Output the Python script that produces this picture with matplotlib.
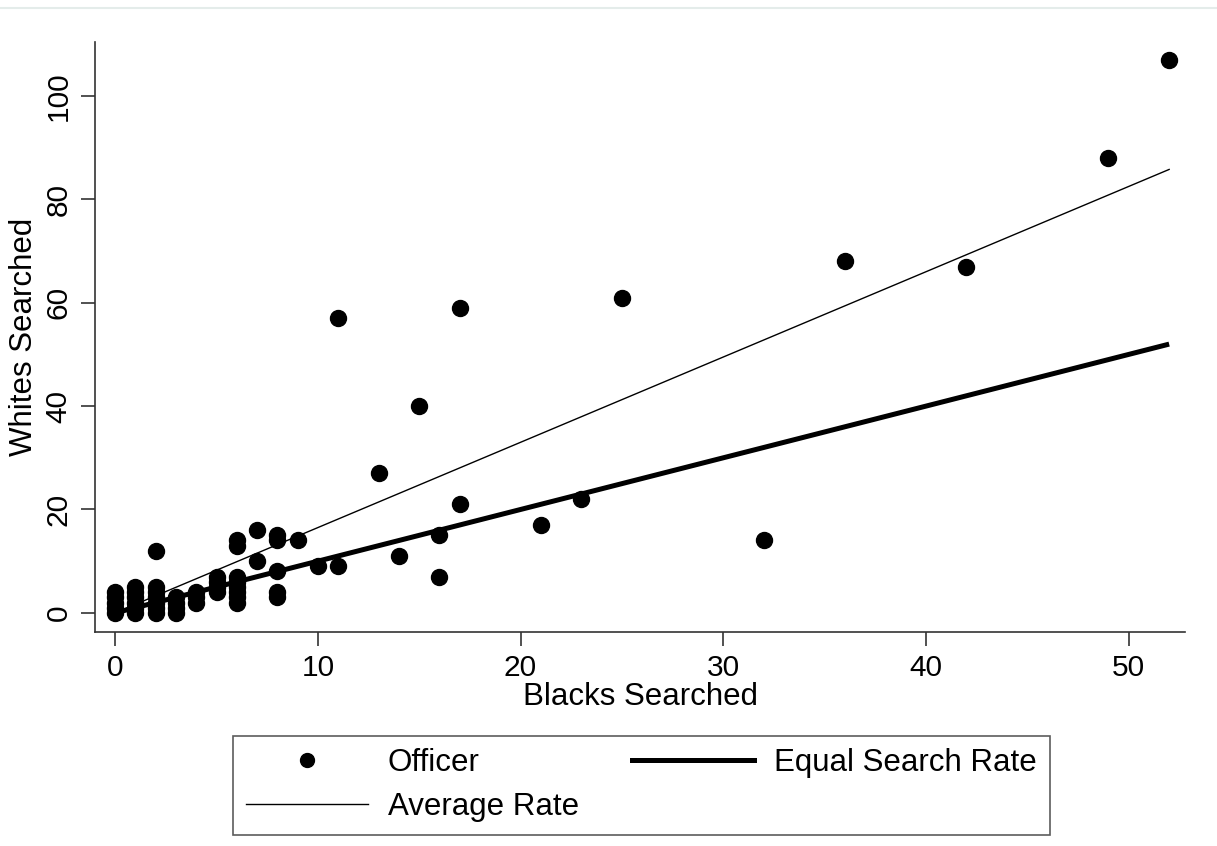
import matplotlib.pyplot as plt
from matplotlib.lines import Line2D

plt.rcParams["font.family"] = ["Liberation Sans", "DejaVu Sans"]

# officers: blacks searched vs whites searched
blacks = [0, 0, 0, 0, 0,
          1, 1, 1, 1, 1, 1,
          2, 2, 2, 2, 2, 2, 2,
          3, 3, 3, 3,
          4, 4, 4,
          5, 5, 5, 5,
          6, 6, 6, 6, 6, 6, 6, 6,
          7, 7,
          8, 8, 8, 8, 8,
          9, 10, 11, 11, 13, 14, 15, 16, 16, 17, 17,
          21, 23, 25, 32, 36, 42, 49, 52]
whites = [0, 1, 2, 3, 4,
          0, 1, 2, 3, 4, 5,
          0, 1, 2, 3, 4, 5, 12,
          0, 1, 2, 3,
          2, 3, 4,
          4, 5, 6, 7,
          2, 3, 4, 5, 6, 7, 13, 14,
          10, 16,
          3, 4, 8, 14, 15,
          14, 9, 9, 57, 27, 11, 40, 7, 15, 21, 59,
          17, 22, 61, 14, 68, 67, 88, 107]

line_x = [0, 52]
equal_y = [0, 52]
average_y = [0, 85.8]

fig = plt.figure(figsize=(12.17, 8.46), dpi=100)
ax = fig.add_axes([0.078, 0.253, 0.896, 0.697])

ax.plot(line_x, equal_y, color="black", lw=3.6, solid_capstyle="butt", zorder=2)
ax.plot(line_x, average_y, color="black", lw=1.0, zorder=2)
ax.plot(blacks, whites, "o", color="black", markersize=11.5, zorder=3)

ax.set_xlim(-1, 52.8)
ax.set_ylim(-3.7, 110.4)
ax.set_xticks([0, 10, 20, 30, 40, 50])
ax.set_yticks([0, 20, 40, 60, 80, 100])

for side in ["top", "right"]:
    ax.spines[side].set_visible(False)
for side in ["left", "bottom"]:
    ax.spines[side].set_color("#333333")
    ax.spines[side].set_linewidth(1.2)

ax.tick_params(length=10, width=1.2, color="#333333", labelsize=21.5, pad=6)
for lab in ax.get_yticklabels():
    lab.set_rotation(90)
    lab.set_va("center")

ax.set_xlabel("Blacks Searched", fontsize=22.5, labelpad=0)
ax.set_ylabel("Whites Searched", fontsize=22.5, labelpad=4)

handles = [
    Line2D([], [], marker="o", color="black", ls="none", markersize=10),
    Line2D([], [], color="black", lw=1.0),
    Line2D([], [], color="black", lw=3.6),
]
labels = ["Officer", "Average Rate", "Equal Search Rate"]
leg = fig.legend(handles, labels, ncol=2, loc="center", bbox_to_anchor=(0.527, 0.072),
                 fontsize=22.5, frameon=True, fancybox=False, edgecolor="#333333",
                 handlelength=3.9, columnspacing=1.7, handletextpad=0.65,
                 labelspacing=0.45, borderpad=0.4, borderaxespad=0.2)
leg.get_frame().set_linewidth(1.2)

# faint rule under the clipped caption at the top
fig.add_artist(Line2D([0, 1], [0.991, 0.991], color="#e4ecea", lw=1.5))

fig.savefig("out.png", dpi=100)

### Job
Search the material above for "matplotlib". Pull out each line where it shows up.

### Solution to this exercise
Output the Python script that produces this picture with matplotlib.
import matplotlib.pyplot as plt
from matplotlib.lines import Line2D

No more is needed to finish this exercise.